"Each step forward has a sacred meaning of its own"   Sri Chinmoy

Maynooth 2 Mile - June 15th - Ireland

Several times over the years I've had strange dreams of running in a race, looking for the lap counting station or the finish and not finding it, running on and on and getting anxious about how far there is to go as the race becomes an endless loop. That's not the sort of dream you want to come true but it kind of did at this 2 Miler!

I'd run at the university/seminary in Maynooth back in 2013, coming back from severe illness and injury, so my course pb was a modest 15:50 or so. Having spent 2 weeks without running since Czechman (needing to clear up some niggles before the next epic challenge, the 14 Peaks Ultra) I had no pretensions of running a 12-something, but I was hoping at least to get under that previous Maynooth time and perhaps get close to 13 minutes. The morning was beautiful, sunshine with a thin layer of cool mist over the parkland, as we gathered at the start. I did a good 20-minute jog warmup, first out there as usual, watching the international family of runners arrive. As well as Nirbhasa and Gianluca who I knew would be ahead of me, there were 3 younger Latvians, 2 of whom I had duelled with in recent 7-hour walks (Emanuels and Peteris) and the evergreen Jwalanta, bouncing back from an injury layoff and looking fresh.

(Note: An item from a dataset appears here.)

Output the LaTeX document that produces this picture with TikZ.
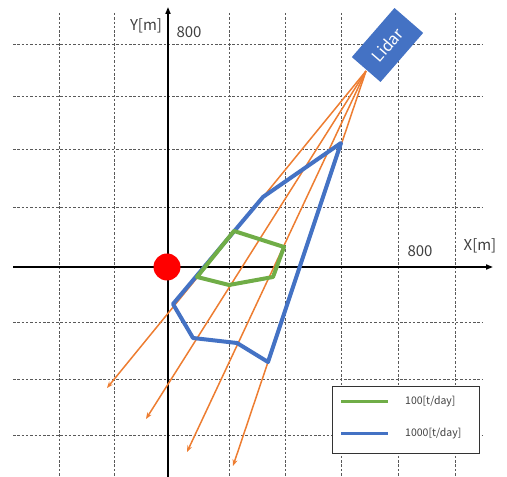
\documentclass[tikz,border=0pt]{standalone}
\usepackage{fontspec}
\setmainfont{Noto Sans CJK JP}
\usetikzlibrary{arrows.meta}
\definecolor{oblue}{HTML}{4472C4}
\definecolor{ogreen}{HTML}{70AD47}
\definecolor{oorange}{HTML}{ED7D31}
\definecolor{txtgray}{HTML}{404040}
\tikzset{
  gridline/.style={draw=black!65, line width=0.8pt, dash pattern=on 2.5pt off 1.8pt},
  axisline/.style={draw=black, line width=1.6pt, -{Triangle[length=7pt,width=5pt]}},
  ray/.style={draw=oorange, line width=1.5pt, -{Stealth[length=6.5pt,width=5pt]}},
  bluepoly/.style={draw=oblue, line width=4pt, line join=round},
  greenpoly/.style={draw=ogreen, line width=4pt, line join=round},
  lbl/.style={text=txtgray, font=\fontsize{15}{16}\selectfont, inner sep=0pt},
  legtext/.style={text=txtgray, font=\fontsize{10.5}{12}\selectfont, inner sep=0pt, anchor=west},
}
\begin{document}
\begin{tikzpicture}[x=1pt,y=1pt]
\useasboundingbox (0,0) rectangle (507,477);
% grid
\foreach \gy in {433,381,328,270,155,98,42} {\draw[gridline] (13,\gy) -- (483,\gy);}
\foreach \gx in {59,114,229,285,341,398,455} {\draw[gridline] (\gx,464) -- (\gx,0);}
% axes
\coordinate (xs) at (13,210);
\coordinate (xe) at (493,210);
\coordinate (ys) at (168,0);
\coordinate (ye) at (168,470);
\draw[axisline] (xs) -- (xe);
\draw[axisline] (ys) -- (ye);
\node[lbl] (ylab) at (146,451) {Y[m]};
\node[lbl] (y800) at (189,445) {800};
\node[lbl] (xlab) at (480,231) {X[m]};
\node[lbl] (x800) at (420,226) {800};
% rays
\coordinate (src) at (366,406);
\coordinate (r1) at (107,89);
\coordinate (r2) at (146,58);
\coordinate (r3) at (187,25);
\coordinate (r4) at (233,11);
\foreach \r in {r1,r2,r3,r4} {\draw[ray] (src) -- (\r);}
% red circle
\node[circle, fill=red, minimum size=27pt, inner sep=0pt] (origin) at (167,210) {};
% blue polygon
\coordinate (b1) at (341,334);
\coordinate (b2) at (263,280);
\coordinate (b3) at (173,173);
\coordinate (b4) at (193,139);
\coordinate (b5) at (237,134);
\coordinate (b6) at (268,115);
\draw[bluepoly] (b1) -- (b2) -- (b3) -- (b4) -- (b5) -- (b6) -- cycle;
% green polygon
\coordinate (g1) at (234,246);
\coordinate (g2) at (284,230);
\coordinate (g3) at (273,200);
\coordinate (g4) at (229,192);
\coordinate (g5) at (197,200);
\draw[greenpoly] (g1) -- (g2) -- (g3) -- (g4) -- (g5) -- cycle;
% lidar
\node[rectangle, fill=oblue, minimum width=65pt, minimum height=38pt, rotate=49, text=white, font=\fontsize{16}{18}\selectfont, inner sep=0pt] (lidar) at (387.5,432) {Lidar};
% legend
\node[draw=black!80, line width=0.9pt, fill=white, minimum width=147pt, minimum height=67pt, inner sep=0pt] (legend) at (405.5,57.5) {};
\coordinate (lg1) at (341,75);
\coordinate (lg2) at (388,75);
\coordinate (lb1) at (341,43);
\coordinate (lb2) at (388,43);
\draw[draw=ogreen, line width=3pt] (lg1) -- (lg2);
\draw[draw=oblue, line width=3pt] (lb1) -- (lb2);
\node[legtext] (t100) at (405,75) {100[t/day]};
\node[legtext] (t1000) at (405,43) {1000[t/day]};
\end{tikzpicture}
\end{document}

After the race prayer and a brief silence we headed off under the trees on a wonderfully flat and scenic loop course. Ambarish had announced it a 3 laps of the loop, turning right at Tejvan's marshal point each time, then straight-on-at-Tejvan after completing the third loop to run in to the finish by the church. At first all went well, I was running what felt like a sustainable pace (just under 7 minute miling I think) and gradually edging my way up the field, past Edgarz, the Latvian musician, into 3rd place betwee Nirbhasa and Jwalanta.

The morning was really fresh and gorgeous and it felt great to be running again after the layoff. Surprisingly, as the laps went by, Nirbhasa didn't widen the gap and I could stll see him 50m or so up ahead, with Gianluca already out of sight at the front. As we came to the end of the third lap, Tejvan was frantically signalling to both of us (myself and Nirbhasa) to turn right again, but we overrode that marshal instruction - I remember calling out that we'd done 3 laps and this time we had to go straight. Nirbhasa and I both went for it, ignoring Tejvan and sticking to what we thought was the brief - but how wrong we were :)

After the short straight section there was no finish line - and no clear way to the church, which we could see beyond a wall. We went left, followed around the perimeter of the church, kept going, across the front of the college, round the back - Nirbhasa at this point realised the game was up and stopped running when he'd clearly covered the 2 miles. I jogged on to the finish, realising we should have gone right-then-left at Tejvan after 3 laps. Everyone else knew - but somehow the 2 of us hadn't got the memo

So, instead of a glorious third place and the honour of being in-the-fruit, I settled for around 8th and a very slow time. I think in reality it was around 14 mins for the 2 miles or maybe a bit over, 14.30 perhaps. Who knows. It was, as they say, a lesson learned. And learned on a lovely, fresh, sunny-and-cool-and-misty Irish morning. Great to be racing again.